3.2 All registration information supplied shall be true, complete, and accurate, and you will notify of any changes to the registration information during the term of the Services and submit updated information promptly and, in any event, within fourteen (14) days of any such changes.
3.3 You warrant to safeguard the account username(s) and password(s) and confirm these will be used solely by you, your officers, and employees (“Permitted Users”) and will not be disclosed to any third party.
3.4 You shall assume all responsibility for all harm or liability attributable to the account or any Services when accessed by the designated username(s) and password(s).
3.5 We reserve the right to suspend or deactivate the Services, without notice, where the Services are being used in
4. AUTHORISED USE OF THE SERVICES
4.1 We grant you a non-exclusive, non-transferrable, revocable licence to access and use the Services for your internal business purposes only during the duration of the Subscription Term.
4.2 You acknowledge that you will obtain and maintain all necessary licences and consents and comply with all relevant legislation in relation to the Services, the receipt, and use of any information supplied pursuant to the Services.
4.3 You are permitted to print and download extracts from Services for your own non-commercial use on the following basis:
(i) no documents or related graphics contained therein are modified in any way;
(ii) no graphics are used separately from accompanying text; and
(iii) all and any copyright, trademark notices and emission notice are retained on all copies.
4.4 You acknowledge and agree that you will not, nor shall you aid any third party to:
(i) copy, reproduce, republish, recompile, redeliver, decompile, disassemble, reverse engineer, distribute, publish, display, modify, upload, post, transmit, transfer, sell, licence, lease, give, permanently retain, disseminate, disclose, broadcast, assign (whether directly or indirectly, by operation of law or otherwise), scan, store in any retrieval nor create or store in electronic form any library or archival system of any nature, create a database or create derivative works from the Services or any portion thereof, including MTI’s proprietary scoring methodology, algorithms, or transparency assessment frameworks.
(ii) systematically downloading data from any of the Services and/or utilising any automated means to download data from any of the Services outside of authorised API access provisions.
(iii) use the Services for any illegal purpose or in any manner inconsistent with these Terms.
(iv) extract any copyrights, marks or any other intellectual property rights in the Services (including without limitation photographs and graphical images), transparency scores, risk assessments, and analytical methodologies) which are owned by Pole Star or its Third-Party Partners.
(v) use MTI scores, assessments, or methodologies to develop, train, or enhance competing vessel risk assessment, transparency scoring, or maritime intelligence products.
5. SUBSCRIPTION TIERS AND VESSEL-BASED LICENSING
5.1 MTI Services are provided through tiered subscription packages based on the number of authorised users and vessels monitored: – MTI Starter: 1-5 users – MTI Growth: 6-10 users – MTI Professional: 11-20 users – MTI Enterprise: 21-30 users – MTI Enterprise Plus: 30+ users with unlimited vessel monitoring
5.2 Each subscription tier includes base vessel monitoring capacity with additional vessel-based pricing tiers as specified in the Subscription Agreement.
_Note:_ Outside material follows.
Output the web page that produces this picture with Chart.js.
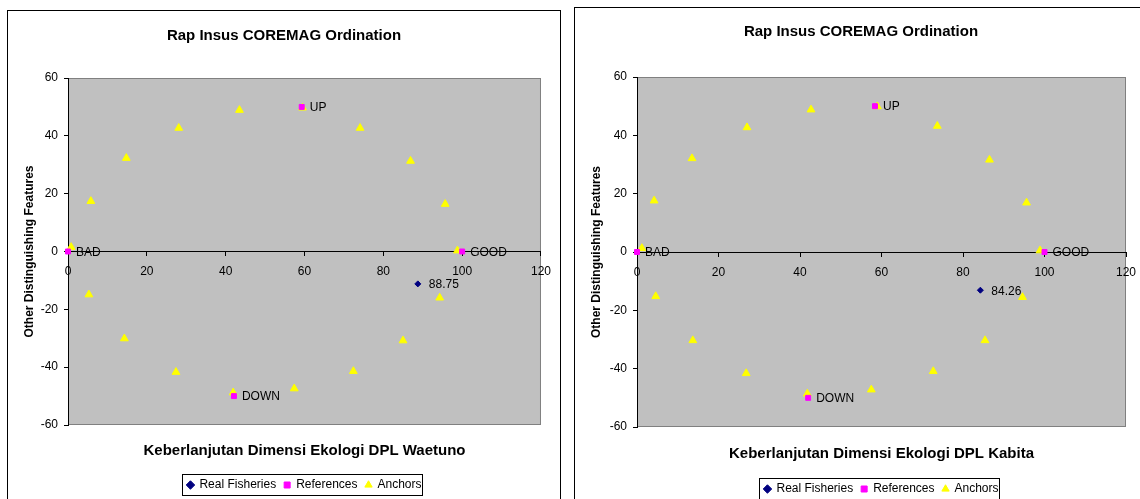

You shall not exceed the authorised number of users or vessel monitoring limits without upgrading to the appropriate subscription tier.
5.3 You agree to monitor and report actual usage to ensure compliance with subscribed tier limits. Pole Star reserves the right to audit usage and adjust billing accordingly.
6. DURATION AND RENEWAL
6.1 The Services shall come into existence on the date set out in the Subscription Agreement or in its absence the date that the Services commenced (“Commencement Date”).
6.2 Provided there is no material breach of these Terms, the initial term will automatically renew for successive renewal terms of 12-month period, unless You provide Pole Star with written notice of your intent not to renew at least thirty (30) days prior to the end of the initial or any renewal term.
7. FEES
7.1 Pole Star shall invoice, and You shall pay within thirty (30) days from date of an invoice issued to You (“Due Date”), the fees for licensing the Services (“Fees”) stated in the Subscription Agreement in advance.
7.2 All invoices shall be sent electronically unless You specifically requests that invoices are sent by post (in which case Pole Star reserves the right to add an administration charge of £5 (or equivalent in the currency of the invoice)).
7.3 All Fees specified in this Subscription Agreement are exclusive of and Customer is solely responsible for payment of all value-added, sales, use, import, duties, customs or other taxes applicable to the providing of Services under these Terms.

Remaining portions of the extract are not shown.